*Written request*:
Please return nothing but the lines between the line holding "Reproduce this chart with Apache ECharts." and the line holding "['#76933c', '#d7e4bd', '#d9d9d9', '#e6b9b8', '#953735'];", both ends included, without the pictures.

>> start Data rows

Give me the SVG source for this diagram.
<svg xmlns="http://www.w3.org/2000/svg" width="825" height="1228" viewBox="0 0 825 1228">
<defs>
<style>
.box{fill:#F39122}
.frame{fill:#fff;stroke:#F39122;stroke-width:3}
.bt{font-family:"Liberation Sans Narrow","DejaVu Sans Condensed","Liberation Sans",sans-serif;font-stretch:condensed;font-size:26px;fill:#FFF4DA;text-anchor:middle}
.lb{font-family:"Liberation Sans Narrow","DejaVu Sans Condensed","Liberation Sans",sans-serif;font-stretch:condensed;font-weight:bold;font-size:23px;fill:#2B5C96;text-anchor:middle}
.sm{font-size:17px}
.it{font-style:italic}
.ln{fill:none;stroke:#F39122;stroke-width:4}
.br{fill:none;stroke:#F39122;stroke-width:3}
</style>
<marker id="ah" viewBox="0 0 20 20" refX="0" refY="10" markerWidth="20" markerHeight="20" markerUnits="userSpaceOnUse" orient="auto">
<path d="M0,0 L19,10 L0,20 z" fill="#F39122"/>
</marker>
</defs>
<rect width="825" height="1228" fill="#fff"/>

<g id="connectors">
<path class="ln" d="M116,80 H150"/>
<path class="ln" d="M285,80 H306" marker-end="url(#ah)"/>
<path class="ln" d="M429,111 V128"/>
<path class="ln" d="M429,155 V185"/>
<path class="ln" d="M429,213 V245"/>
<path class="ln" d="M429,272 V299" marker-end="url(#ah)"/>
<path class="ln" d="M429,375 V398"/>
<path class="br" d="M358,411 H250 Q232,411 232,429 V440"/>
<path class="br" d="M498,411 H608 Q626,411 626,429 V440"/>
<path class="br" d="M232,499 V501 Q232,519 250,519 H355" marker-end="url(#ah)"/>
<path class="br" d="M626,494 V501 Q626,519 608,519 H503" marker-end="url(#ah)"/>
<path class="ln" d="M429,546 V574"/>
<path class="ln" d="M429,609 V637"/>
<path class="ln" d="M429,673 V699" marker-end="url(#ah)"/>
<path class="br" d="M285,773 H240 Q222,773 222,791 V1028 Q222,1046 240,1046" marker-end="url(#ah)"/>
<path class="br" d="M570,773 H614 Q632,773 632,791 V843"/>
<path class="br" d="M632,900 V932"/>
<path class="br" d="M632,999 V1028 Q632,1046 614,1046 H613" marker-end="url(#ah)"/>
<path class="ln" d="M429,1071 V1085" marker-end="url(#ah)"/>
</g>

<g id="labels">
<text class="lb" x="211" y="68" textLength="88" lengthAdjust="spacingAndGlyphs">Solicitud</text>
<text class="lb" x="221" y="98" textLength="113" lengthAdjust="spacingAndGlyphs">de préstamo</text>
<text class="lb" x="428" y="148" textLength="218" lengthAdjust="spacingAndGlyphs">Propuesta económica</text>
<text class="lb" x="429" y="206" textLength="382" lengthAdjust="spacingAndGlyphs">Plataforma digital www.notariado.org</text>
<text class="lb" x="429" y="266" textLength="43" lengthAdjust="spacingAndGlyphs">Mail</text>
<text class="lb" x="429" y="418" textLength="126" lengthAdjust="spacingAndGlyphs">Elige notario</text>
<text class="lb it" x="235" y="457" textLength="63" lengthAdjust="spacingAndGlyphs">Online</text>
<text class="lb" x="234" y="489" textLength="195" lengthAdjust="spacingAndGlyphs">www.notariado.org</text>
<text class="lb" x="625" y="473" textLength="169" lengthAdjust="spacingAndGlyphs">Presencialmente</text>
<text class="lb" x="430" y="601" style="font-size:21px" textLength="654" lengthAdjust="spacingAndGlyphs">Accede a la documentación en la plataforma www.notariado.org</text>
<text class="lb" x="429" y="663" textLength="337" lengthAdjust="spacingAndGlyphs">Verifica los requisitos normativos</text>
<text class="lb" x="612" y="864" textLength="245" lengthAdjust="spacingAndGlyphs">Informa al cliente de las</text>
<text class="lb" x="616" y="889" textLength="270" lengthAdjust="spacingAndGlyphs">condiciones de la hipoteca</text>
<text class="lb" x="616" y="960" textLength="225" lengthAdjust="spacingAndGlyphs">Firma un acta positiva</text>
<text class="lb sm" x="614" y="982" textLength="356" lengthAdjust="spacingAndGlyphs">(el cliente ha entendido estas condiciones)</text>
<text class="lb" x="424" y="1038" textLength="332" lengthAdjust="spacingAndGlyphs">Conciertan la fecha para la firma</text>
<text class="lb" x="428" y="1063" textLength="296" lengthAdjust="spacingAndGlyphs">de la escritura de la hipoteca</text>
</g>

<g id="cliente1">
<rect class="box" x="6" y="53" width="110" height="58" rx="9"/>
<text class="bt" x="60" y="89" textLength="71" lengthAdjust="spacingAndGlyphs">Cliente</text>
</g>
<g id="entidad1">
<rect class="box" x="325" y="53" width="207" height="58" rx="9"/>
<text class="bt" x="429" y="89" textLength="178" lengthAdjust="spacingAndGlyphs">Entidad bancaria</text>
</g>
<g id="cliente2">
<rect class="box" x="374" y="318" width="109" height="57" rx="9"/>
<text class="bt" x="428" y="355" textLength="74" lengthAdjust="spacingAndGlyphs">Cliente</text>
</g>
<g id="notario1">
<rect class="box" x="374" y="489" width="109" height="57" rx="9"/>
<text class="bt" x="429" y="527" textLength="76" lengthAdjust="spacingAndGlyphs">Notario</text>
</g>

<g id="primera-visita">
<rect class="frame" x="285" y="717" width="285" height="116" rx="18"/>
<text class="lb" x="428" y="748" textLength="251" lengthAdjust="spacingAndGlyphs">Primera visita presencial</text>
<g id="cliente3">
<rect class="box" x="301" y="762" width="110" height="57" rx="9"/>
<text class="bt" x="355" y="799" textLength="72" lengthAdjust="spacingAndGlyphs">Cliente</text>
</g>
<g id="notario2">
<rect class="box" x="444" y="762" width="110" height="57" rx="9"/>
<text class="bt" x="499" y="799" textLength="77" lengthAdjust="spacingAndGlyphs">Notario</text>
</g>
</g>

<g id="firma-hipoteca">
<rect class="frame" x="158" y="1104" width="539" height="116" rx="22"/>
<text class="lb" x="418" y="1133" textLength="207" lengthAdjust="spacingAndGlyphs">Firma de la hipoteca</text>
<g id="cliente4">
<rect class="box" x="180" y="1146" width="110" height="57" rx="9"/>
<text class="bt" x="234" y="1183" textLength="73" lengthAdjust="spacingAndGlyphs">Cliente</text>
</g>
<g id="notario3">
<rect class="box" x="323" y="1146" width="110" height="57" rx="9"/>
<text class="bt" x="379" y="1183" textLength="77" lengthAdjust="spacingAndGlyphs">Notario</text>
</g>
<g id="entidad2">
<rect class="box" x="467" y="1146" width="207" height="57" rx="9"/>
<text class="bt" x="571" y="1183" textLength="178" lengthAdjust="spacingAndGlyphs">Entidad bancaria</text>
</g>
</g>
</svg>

>> end Data rows
>> start Data rows

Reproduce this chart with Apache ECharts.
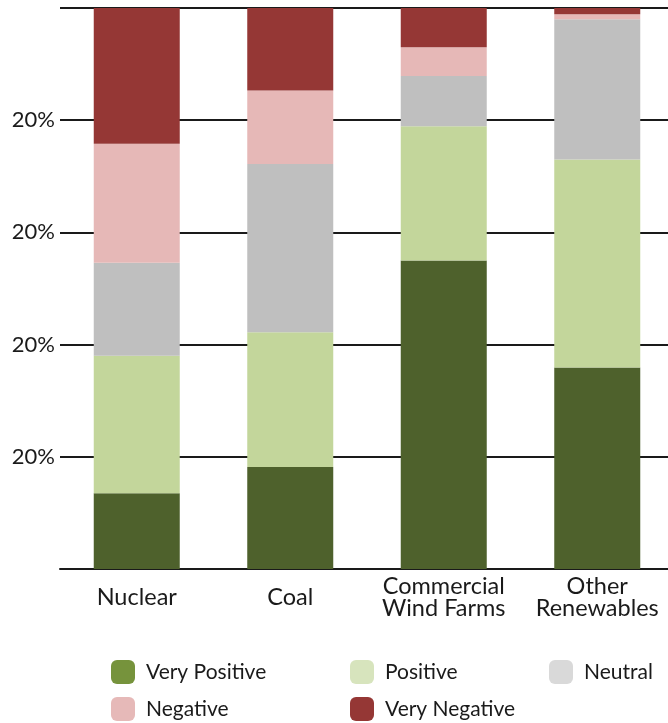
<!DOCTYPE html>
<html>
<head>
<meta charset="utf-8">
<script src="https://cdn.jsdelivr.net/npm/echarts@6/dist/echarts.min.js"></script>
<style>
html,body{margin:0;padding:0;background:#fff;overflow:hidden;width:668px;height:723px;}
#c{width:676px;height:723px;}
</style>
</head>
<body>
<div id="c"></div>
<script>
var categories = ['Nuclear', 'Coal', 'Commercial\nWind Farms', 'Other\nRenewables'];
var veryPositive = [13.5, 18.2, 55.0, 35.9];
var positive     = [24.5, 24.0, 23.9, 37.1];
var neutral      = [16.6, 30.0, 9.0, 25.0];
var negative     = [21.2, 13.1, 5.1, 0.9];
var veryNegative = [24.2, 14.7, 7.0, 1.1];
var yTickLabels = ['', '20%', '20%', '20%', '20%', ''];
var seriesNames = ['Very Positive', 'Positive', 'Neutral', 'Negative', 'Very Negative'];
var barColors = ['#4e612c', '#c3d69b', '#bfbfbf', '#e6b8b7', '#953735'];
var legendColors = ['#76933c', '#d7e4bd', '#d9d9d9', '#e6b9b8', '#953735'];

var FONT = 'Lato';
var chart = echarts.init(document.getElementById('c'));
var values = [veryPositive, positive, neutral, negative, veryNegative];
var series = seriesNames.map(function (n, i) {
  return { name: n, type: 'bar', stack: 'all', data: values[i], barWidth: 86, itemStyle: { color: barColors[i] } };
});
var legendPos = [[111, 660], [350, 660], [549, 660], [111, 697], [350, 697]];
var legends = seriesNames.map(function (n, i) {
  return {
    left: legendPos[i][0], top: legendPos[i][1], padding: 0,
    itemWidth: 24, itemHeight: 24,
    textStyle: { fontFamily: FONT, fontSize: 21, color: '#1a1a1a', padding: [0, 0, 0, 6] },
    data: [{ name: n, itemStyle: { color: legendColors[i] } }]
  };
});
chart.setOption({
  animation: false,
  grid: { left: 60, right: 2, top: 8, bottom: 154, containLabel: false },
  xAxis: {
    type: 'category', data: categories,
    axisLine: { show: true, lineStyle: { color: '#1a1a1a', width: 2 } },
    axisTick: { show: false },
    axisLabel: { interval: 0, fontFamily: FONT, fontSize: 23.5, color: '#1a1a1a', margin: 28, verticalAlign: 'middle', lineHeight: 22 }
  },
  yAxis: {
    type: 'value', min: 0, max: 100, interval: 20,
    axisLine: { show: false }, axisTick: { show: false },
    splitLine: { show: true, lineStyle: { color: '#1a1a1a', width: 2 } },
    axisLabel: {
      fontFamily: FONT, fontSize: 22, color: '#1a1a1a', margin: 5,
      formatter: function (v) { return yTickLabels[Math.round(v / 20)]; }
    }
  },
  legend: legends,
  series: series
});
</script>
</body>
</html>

>> end Data rows
>> start Data rows

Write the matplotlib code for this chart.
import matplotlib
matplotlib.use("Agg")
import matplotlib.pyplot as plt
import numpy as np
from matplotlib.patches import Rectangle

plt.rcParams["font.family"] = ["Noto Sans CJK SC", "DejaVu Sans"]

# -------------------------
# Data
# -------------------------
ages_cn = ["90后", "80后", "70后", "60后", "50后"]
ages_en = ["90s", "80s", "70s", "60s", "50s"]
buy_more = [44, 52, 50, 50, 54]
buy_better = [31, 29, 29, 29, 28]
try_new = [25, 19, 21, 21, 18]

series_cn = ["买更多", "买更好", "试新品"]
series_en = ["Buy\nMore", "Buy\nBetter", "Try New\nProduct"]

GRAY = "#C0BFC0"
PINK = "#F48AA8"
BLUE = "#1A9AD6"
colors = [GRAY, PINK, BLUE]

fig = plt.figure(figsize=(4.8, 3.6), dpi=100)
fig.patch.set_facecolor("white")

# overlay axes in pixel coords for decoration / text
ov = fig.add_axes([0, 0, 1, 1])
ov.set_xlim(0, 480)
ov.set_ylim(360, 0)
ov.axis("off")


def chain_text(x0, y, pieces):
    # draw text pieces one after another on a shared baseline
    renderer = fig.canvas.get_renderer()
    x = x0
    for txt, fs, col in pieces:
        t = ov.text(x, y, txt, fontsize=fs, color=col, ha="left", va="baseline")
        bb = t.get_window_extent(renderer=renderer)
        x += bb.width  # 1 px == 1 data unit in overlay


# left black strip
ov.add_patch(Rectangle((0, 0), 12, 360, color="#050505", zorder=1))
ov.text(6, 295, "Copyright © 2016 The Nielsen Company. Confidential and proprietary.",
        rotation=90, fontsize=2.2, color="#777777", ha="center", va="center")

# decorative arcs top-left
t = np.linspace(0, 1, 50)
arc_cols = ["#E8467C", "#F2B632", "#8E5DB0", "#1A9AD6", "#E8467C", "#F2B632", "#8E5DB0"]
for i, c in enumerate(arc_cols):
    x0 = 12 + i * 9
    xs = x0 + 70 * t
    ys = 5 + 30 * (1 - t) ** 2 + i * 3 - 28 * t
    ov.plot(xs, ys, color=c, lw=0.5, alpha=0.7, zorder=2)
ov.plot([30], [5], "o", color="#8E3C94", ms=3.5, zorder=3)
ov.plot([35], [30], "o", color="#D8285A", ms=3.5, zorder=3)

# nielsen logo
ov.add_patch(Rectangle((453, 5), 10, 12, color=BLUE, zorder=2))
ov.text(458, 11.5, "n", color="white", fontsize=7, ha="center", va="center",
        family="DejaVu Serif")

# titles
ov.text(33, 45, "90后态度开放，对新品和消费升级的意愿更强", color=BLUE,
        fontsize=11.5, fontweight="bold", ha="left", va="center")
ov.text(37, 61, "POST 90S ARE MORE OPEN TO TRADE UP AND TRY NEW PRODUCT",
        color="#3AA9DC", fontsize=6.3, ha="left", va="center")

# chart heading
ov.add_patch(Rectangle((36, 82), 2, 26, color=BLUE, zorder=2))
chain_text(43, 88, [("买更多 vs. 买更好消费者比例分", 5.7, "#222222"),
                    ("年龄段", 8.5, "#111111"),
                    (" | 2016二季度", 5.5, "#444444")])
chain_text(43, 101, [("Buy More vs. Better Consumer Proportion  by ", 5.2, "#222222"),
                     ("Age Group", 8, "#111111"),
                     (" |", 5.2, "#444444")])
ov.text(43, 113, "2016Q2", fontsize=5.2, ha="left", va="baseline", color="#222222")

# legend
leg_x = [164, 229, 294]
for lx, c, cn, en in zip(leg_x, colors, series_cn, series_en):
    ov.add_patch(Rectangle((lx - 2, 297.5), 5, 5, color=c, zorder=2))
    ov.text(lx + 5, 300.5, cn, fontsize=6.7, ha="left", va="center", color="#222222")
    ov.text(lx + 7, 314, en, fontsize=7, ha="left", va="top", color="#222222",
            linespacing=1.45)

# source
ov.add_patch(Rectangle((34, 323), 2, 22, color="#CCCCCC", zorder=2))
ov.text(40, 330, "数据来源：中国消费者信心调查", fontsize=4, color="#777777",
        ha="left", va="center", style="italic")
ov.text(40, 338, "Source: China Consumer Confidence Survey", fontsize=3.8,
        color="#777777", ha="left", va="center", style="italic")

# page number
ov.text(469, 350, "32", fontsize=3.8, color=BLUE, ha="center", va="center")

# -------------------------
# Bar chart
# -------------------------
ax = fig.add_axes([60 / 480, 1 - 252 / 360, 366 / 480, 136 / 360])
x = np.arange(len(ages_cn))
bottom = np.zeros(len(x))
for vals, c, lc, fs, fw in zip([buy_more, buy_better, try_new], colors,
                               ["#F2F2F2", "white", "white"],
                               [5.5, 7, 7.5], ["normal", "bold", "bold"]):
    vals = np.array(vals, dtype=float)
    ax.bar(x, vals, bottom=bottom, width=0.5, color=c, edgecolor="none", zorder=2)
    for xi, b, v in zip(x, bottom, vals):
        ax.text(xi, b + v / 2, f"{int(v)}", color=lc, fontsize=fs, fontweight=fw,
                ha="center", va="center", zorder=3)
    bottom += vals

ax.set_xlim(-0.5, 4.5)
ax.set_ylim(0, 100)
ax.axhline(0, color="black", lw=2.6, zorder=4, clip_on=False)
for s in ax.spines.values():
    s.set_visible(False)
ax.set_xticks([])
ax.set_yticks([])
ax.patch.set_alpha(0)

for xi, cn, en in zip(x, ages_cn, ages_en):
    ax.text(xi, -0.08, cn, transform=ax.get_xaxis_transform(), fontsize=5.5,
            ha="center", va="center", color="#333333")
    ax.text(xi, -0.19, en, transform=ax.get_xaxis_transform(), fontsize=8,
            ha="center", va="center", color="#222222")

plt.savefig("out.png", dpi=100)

>> end Data rows

*Reply*:
Reproduce this chart with Apache ECharts.
<!DOCTYPE html>
<html>
<head>
<meta charset="utf-8">
<script src="https://cdn.jsdelivr.net/npm/echarts@6/dist/echarts.min.js"></script>
<style>
html,body{margin:0;padding:0;background:#fff;overflow:hidden;width:668px;height:723px;}
#c{width:676px;height:723px;}
</style>
</head>
<body>
<div id="c"></div>
<script>
var categories = ['Nuclear', 'Coal', 'Commercial\nWind Farms', 'Other\nRenewables'];
var veryPositive = [13.5, 18.2, 55.0, 35.9];
var positive     = [24.5, 24.0, 23.9, 37.1];
var neutral      = [16.6, 30.0, 9.0, 25.0];
var negative     = [21.2, 13.1, 5.1, 0.9];
var veryNegative = [24.2, 14.7, 7.0, 1.1];
var yTickLabels = ['', '20%', '20%', '20%', '20%', ''];
var seriesNames = ['Very Positive', 'Positive', 'Neutral', 'Negative', 'Very Negative'];
var barColors = ['#4e612c', '#c3d69b', '#bfbfbf', '#e6b8b7', '#953735'];
var legendColors = ['#76933c', '#d7e4bd', '#d9d9d9', '#e6b9b8', '#953735'];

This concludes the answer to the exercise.